穂村弘氏をはじめとした歌人がいる世界で、「愛の希求の絶対性」を信じ自分なりにこの世界をとらえて短歌で表現していきたい。短歌を詠んですごくよかったとおもえるように。そう強く感じさせてくれた歌集である。

                                                  2002.1.8.



<追記>
加藤治郎氏から、<加藤治郎氏は『「私性」を離れても短歌が成立可能であることを示した画期的歌集である』と いう評価をされている>、という私の発言について以下のご指摘がありました。以下加藤氏のコメントを抜粋し、加藤氏の発言の真意をお伝えします。

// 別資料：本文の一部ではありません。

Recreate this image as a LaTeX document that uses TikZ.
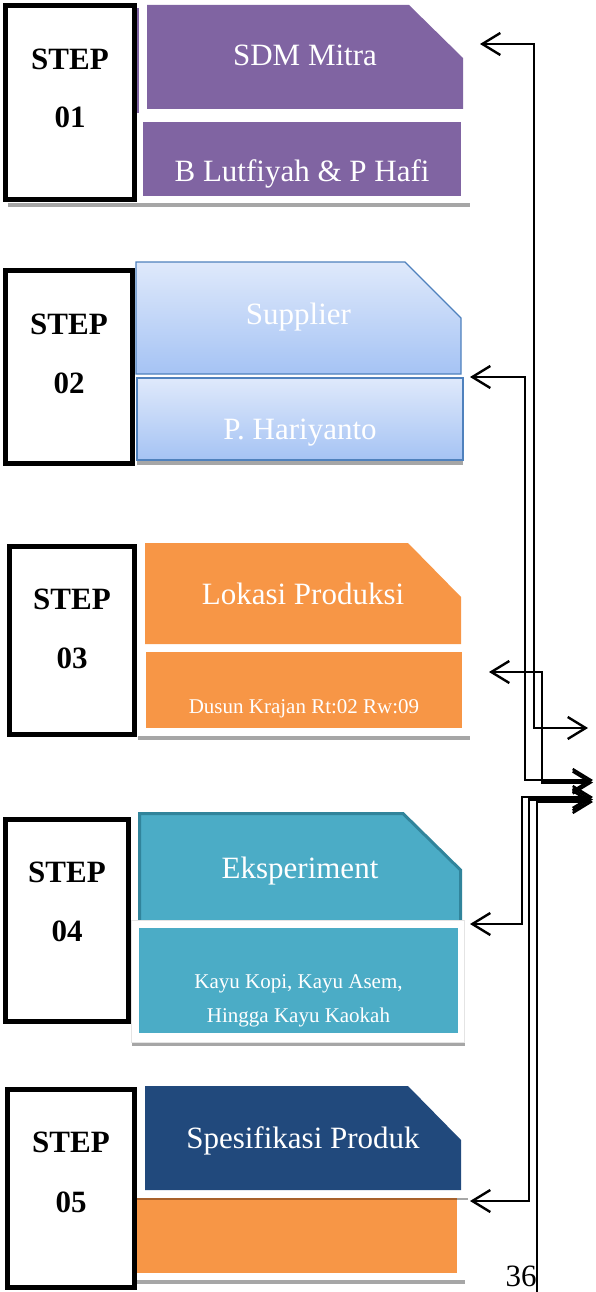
\documentclass[tikz,border=0pt]{standalone}
\usepackage{fontspec}
\setmainfont{Liberation Serif}
\usetikzlibrary{arrows.meta}
\definecolor{purp}{HTML}{8064A2}
\definecolor{bluebd}{HTML}{4F81BD}
\definecolor{bluetop}{HTML}{DFE9FB}
\definecolor{bluebot}{HTML}{A5C3F4}
\definecolor{orng}{HTML}{F79646}
\definecolor{teala}{HTML}{4BACC6}
\definecolor{tealbd}{HTML}{31849B}
\definecolor{navy}{HTML}{21497C}
\definecolor{shad}{HTML}{A6A6A6}
\definecolor{brwn}{HTML}{A8612B}
\definecolor{framegray}{HTML}{E4E4E4}
\begin{document}
\begin{tikzpicture}[x=1pt,y=-1pt,
  stepbox/.style={draw=black,line width=5pt,fill=white,rectangle,inner sep=0pt},
  lowbox/.style={rectangle,inner sep=0pt},
  steptxt/.style={font=\fontsize{31}{34}\selectfont\bfseries,anchor=base,inner sep=0pt},
  headtxt/.style={font=\fontsize{31}{34}\selectfont,text=white,anchor=base,inner sep=0pt},
  smalltxt/.style={font=\fontsize{21}{24}\selectfont,text=white,anchor=base,inner sep=0pt},
  conn/.style={line width=2.4pt,black},
  dbl/.style={{Straight Barb[length=18pt,width=22pt]}-{Straight Barb[length=18pt,width=22pt]}},
  sgl/.style={-{Straight Barb[length=18pt,width=22pt]}}]
\useasboundingbox (0,0) rectangle (595,1292);

% ---------- STEP 01 ----------
\fill[shad] (8,203) rectangle (470,207);
\fill[purp] (136,8) rectangle (138.5,113);
\node[stepbox,minimum width=129pt,minimum height=194pt] (s1) at (70,102.5) {};
\node[steptxt] (s1a) at (70,70) {STEP};
\node[steptxt] (s1b) at (70,128) {01};
\fill[purp] (147,5) -- (409,5) -- (463,58) -- (463,109) -- (147,109) -- cycle;
\node[headtxt] (h1) at (305,66) {SDM Mitra};
\node[lowbox,fill=purp,minimum width=318pt,minimum height=74pt] (l1) at (302,159) {};
\node[headtxt] (l1t) at (302,182) {B Lutfiyah \& P Hafi};

% ---------- STEP 02 ----------
\fill[shad] (137,460) rectangle (463,464.5);
\node[stepbox,minimum width=127pt,minimum height=193pt] (s2) at (69,367) {};
\node[steptxt] (s2a) at (69,334) {STEP};
\node[steptxt] (s2b) at (69,393) {02};
\path[draw=bluebd,line width=1.2pt,top color=bluetop,bottom color=bluebot]
  (136,262) -- (405,262) -- (461,318) -- (461,374) -- (136,374) -- cycle;
\node[headtxt] (h2) at (298.5,324) {Supplier};
\node[lowbox,draw=bluebd,line width=1.2pt,top color=bluetop,bottom color=bluebot,minimum width=326pt,minimum height=82pt] (l2) at (300,419) {};
\node[headtxt] (l2t) at (300,439) {P. Hariyanto};

% ---------- STEP 03 ----------
\fill[shad] (138,736) rectangle (470,740);
\node[stepbox,minimum width=125pt,minimum height=188pt] (s3) at (72,640.5) {};
\node[steptxt] (s3a) at (72,609) {STEP};
\node[steptxt] (s3b) at (72,668) {03};
\fill[orng] (145,543) -- (408,543) -- (461,597) -- (461,644) -- (145,644) -- cycle;
\node[headtxt] (h3) at (303,604) {Lokasi Produksi};
\node[lowbox,fill=orng,minimum width=316pt,minimum height=76pt] (l3) at (304,690) {};
\node[smalltxt] (l3t) at (304,713) {Dusun Krajan Rt:02 Rw:09};

% ---------- STEP 04 ----------
\fill[shad] (132,1042) rectangle (465,1046);
\node[stepbox,minimum width=123pt,minimum height=202pt] (s4) at (67,920.5) {};
\node[steptxt] (s4a) at (67,882) {STEP};
\node[steptxt] (s4b) at (67,941) {04};
\path[fill=teala,draw=tealbd,line width=3pt]
  (139.5,813.5) -- (403,813.5) -- (460.5,870) -- (460.5,922) -- (139.5,922) -- cycle;
\node[headtxt] (h4) at (300,878) {Eksperiment};
\path[fill=white,draw=framegray,line width=0.8pt] (131.5,920) rectangle (464.5,1042);
\node[lowbox,fill=teala,minimum width=319pt,minimum height=105pt] (l4) at (298.5,980.5) {};
\begin{scope}
\clip (139,928) rectangle (458,1033);
\node[smalltxt] (l4t) at (298.5,988) {Kayu Kopi, Kayu Asem,};
\node[smalltxt] (l4u) at (298.5,1022) {Hingga Kayu Kaokah};
\end{scope}

% ---------- STEP 05 ----------
\fill[shad] (137,1280) rectangle (465,1284);
\node[stepbox,minimum width=127pt,minimum height=198pt] (s5) at (71,1188.5) {};
\node[steptxt] (s5a) at (71,1152) {STEP};
\node[steptxt] (s5b) at (71,1212) {05};
\fill[navy] (145,1086) -- (408,1086) -- (461,1140) -- (461,1190) -- (145,1190) -- cycle;
\node[headtxt] (h5) at (303,1148) {Spesifikasi Produk};
\node[lowbox,fill=orng,minimum width=320pt,minimum height=74pt] (l5) at (297,1236) {};
\draw[brwn,line width=2pt] (l5.north west) -- (l5.north east);
\draw[shad,line width=2pt] (l5.north east) -- ++(11,0);

% ---------- page number ----------
\node[font=\fontsize{31}{34}\selectfont,anchor=base,inner sep=0pt] (pg) at (521,1286.5) {36};

% ---------- connectors ----------
\coordinate (a1) at (480,44);
\coordinate (a2) at (470,377);
\coordinate (a3) at (489,672);
\coordinate (a4) at (470,924);
\coordinate (a5) at (470,1201);
\coordinate (e1) at (588,728);
\coordinate (e2) at (593,780);
\coordinate (e3) at (593,782.5);
\coordinate (e4) at (593,797);
\coordinate (e5) at (593,799.5);
\coordinate (e6) at (593,802);
\coordinate (bot) at (537,1292);

\draw[conn,dbl] (a1) -- ++(54,0) |- (e1);
\draw[conn,dbl] (a2) -- ++(55,0) |- (e2);
\draw[conn,dbl] (a3) -- ++(53,0) |- (e3);
\draw[conn,dbl] (a4) -- ++(52,0) |- (e4);
\draw[conn,dbl] (a5) -- ++(59,0) |- (e5);
\draw[conn,sgl] (bot) |- (e6);
\end{tikzpicture}
\end{document}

       - - - - - - - - - - - - - - - - - - - - - - - - - - - - - - - - - - -
ところで、

>加藤治郎氏は『「私性」を離れても短歌が成立可能であることを示した画期的歌集で
>ある』という評価をされている

というところ、どこから引用したのかな。
どうも物忘れがひどくて…。
塩谷風月さんのメモを借りますと、

<他から発信されなおかつ「私(作者)」に回収される「手紙」という形式、システム>

というのがこの歌集の「私性」に関する、ぼくの見方です。


自己レスです。

これ大辻隆弘「未来」2001年10月号の時評からの引用ですね。
「彼は、この歌集は「私性」中心の近代短歌的な読みの枠組みを否定する構造を持っており、
「私性」を離れても短歌が成立可能であること示した画期的歌集であるとして高く評価した。」
http://6060.teacup.com/otsuji/bbs

これは大辻さんがまとめた私の発言の要旨です。
間違いとは思いませんが、

私に回収される「手紙」というシステム

の方がこの歌集の新しさとして評価したいことなんです。
       - - - - - - - - - - - - - - - - - - - - - - - - - - - - - - - - - - -

加藤氏の発言、孫引きの形で引用したため発言の真意からずれてしまっていたようです。加藤氏をはじめ、みなさん申し訳ありませんでした。
<他から発信されなおかつ「私(作者)」に回収される「手紙」という形式、システム>という加藤氏の『手紙魔まみ』の「私性」についての見方は的確だと思います。

                                                           2002.1.9.